A construção da protagonista é poderosa pelas nuances que carrega. Mesmo com uma certa distância cultural, alguns aspectos das vivências da personagem podem ser encontradas nas mulheres a nossa volta que tiveram suas vidas, relações e aspirações sufocadas pelas estruturas patriarcais. Lembramos de pelo menos quatro mulheres que conhecemos quando Esty, num momento de desespero, reconhece com uma dor abissal que está sozinha, sem educação formal e sem dinheiro (levantando uma questão muito importante sobre mulheres que permanecem em ambientes violentos e/ou repressivos por dependência financeira). Reconhecemos com pesar que o silêncio das mulheres enquanto os homens discutem entre si, inclusive sobre o destino e paradeiro de Esty, também é universalmente fidedigno à realidade, assim como a reação silenciosa e dolorosa da jovem a um possível estupro.
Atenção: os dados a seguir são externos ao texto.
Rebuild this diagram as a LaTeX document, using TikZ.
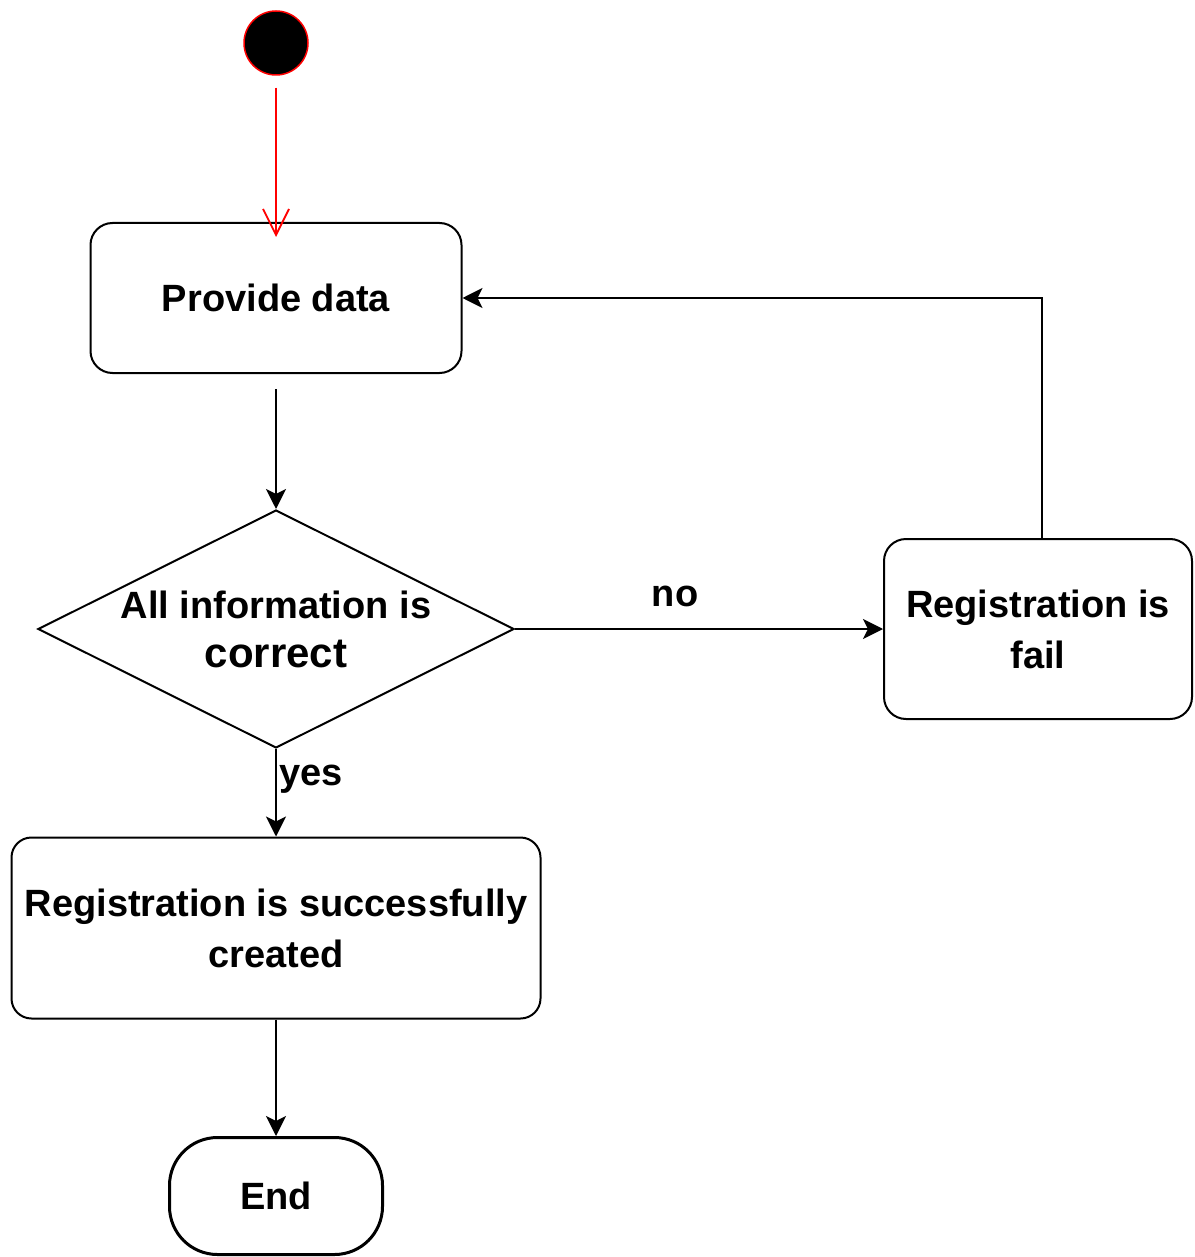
\documentclass[tikz,border=0pt]{standalone}
\usepackage{fontspec}
\setmainfont{Liberation Sans}
\usetikzlibrary{shapes.geometric,arrows.meta}

\begin{document}
\begin{tikzpicture}[x=1pt,y=-1pt,%%
  textStyle/.style={font=\fontsize{38}{51}\selectfont\bfseries,align=center,inner sep=0pt},%%
  boxStyle/.style={textStyle,draw,line width=2pt,rounded corners=22pt},%%
  decisionStyle/.style={textStyle,draw,line width=2pt,diamond,aspect=2,inner ysep=-10pt,%%
    minimum width=476pt,minimum height=238pt},%%
  startStyle/.style={circle,draw=red,fill=black,line width=1.5pt,minimum size=64pt,inner sep=0pt},%%
  endStyle/.style={textStyle,draw,line width=3pt,rounded corners=48pt,minimum width=213pt,minimum height=117pt},%%
  arrowStyle/.style={-{Stealth[length=20pt,width=20pt,inset=5pt]},line width=2pt},%%
  initStyle/.style={-{Straight Barb[length=26pt,width=26pt]},draw=red,line width=1.8pt},%%
  labelStyle/.style={textStyle}%%
]
%%
\useasboundingbox (0,0) rectangle (1194,1257);
%%
\pgfmathsetmacro{\xmain}{276} %% the column of the main flow
\pgfmathsetmacro{\xfail}{1038}
\pgfmathsetmacro{\ydecide}{629}
%%
%% The states and the decision.
\node[startStyle] (startDot) at (\xmain,43) {};
\node[boxStyle,minimum width=371pt,minimum height=150pt] (provideData) at (\xmain,298) {Provide data};
\node[decisionStyle] (infoCheck) at (\xmain,\ydecide)
  {All information is\\[-2pt]\fontsize{42}{55}\selectfont correct};
\node[boxStyle,minimum width=308pt,minimum height=180pt] (regFail) at (\xfail,\ydecide)
  {Registration is\\fail};
\node[boxStyle,minimum width=529pt,minimum height=181pt,rounded corners=20pt] (regSuccess) at (\xmain,928)
  {Registration is successfully\\created};
\node[endStyle] (endState) at (\xmain,1196) {End};
%%
%% The initial transition.
\draw[initStyle,shorten <=12pt,shorten >=-15pt] (startDot) -- (provideData);
%%
%% The main flow.
\draw[arrowStyle,shorten <=15pt] (provideData) -- (infoCheck);
\draw[arrowStyle] (infoCheck) -- node[labelStyle,pos=0.435,yshift=33pt] (noLabel) {no} (regFail);
\draw[arrowStyle] (infoCheck) -- node[labelStyle,pos=0.35,xshift=35pt] (yesLabel) {yes} (regSuccess);
\draw[arrowStyle] (regSuccess) -- (endState);
%%
%% Back to the data when the registration fails.
\draw[arrowStyle] ([xshift=4pt]regFail.north) |- (provideData.east);
\end{tikzpicture}
\end{document}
Não tem jeito, Esty é a dona e proprietária da série (Foto: Netflix/Reprodução)

A atriz por trás da profunda Esty chamou a atenção da Academia Televisiva. Surpreendendo a todos, a jovem israelense teve sua interpretação merecidamente agraciada com a indicação de Melhor Atriz em Minissérie no Emmy 2020, concorrendo pelo título ao lado das brilhantes veteranas Regina King, Octavia Spencer e Kerry Washington. 

Embora já fascinante o suficiente, não foi só a atuação de Shira que colocou Nada Ortodoxa sob os holofotes do Emmy. O roteiro do primeiro episódio, escrito por Anna Winger, concorre pelo Melhor Roteiro em Minissérie e a diretora Maria Schrader marca presença entre os indicados a Melhor Direção em Minissérie. O drama da Netflix também foi indicado a Melhor Minissérie, ao lado de grandes produções como Mrs. America, Unbelievable, Pequenos Incêndios Por Toda Parte e a queridinha para o título, Watchmen.

O que motiva Esty a tomar as rédeas da própria vida é um verso do Talmud, uma coletânea de livros sagrados ao judaísmo. Atribuída ao profeta Hillel, considerado “o menos sentencioso e o mais tolerante” dentre os sábios judeus, a frase “Se não for eu, então quem será? Se não for agora, então quando será?” foi verbalizada em um momento de determinação, quando ele decide ir atrás do que sente ser sua verdadeira vocação. Diferente da interpretação corriqueira que os judeus ortodoxos dão aos versos, Esty os trás para a própria realidade – que curiosamente muito se assemelha a do profeta -, questionando-se: se não eu mesma, quem fará por mim? Se não for agora, quando? 

Isso é uma analogia ao que Esty faz durante toda a história. A jovem, que é a alma e o corpo da minissérie, vai entendendo quem ela é e de que forma sua espiritualidade constitui uma parte importante da sua identidade. Se distanciando da religião sem se abster totalmente da sua fé, encontra nela um refúgio que reafirma um pedaço pequeno e profundo da sua essência, em meio a um cenário hostil, desconhecido e gerador de ainda mais conflitos. Aí é que ela encontra a chave para seguir seu caminho: fazer tudo à sua maneira, respeitando seu passado e reformulando seu presente.

(Foto: Netflix/Reprodução)

Assim como Shira, adoraríamos uma segunda temporada de Nada Ortodoxa para conhecermos mais alguns personagens e permanecer na companhia de Esty por mais tempo. Algumas pontas soltas foram deixadas, mas o ponto principal é finalizado com sucesso, graças à sabedoria e coragem da personagem que abalam algumas concepções nossas e nos provocam a sair de algumas caixinhas.

Por fim, Nada Ortodoxa estabelece um exercício para o espectador também, pois diante dos conflitos de Esty precisamos olhar com calma e entender a complexidade de sociedades religiosas. Assim, enquanto reconstruímos algumas noções de religião, espiritualidade, modernidade e refletimos cuidadosa e respeitosamente sobre a condição de mulheres em religiões conservadoras, celebramos e permanecemos ao lado de todos que das mais diversas formas reivindicam o direito de decidirem sobre suas próprias vidas.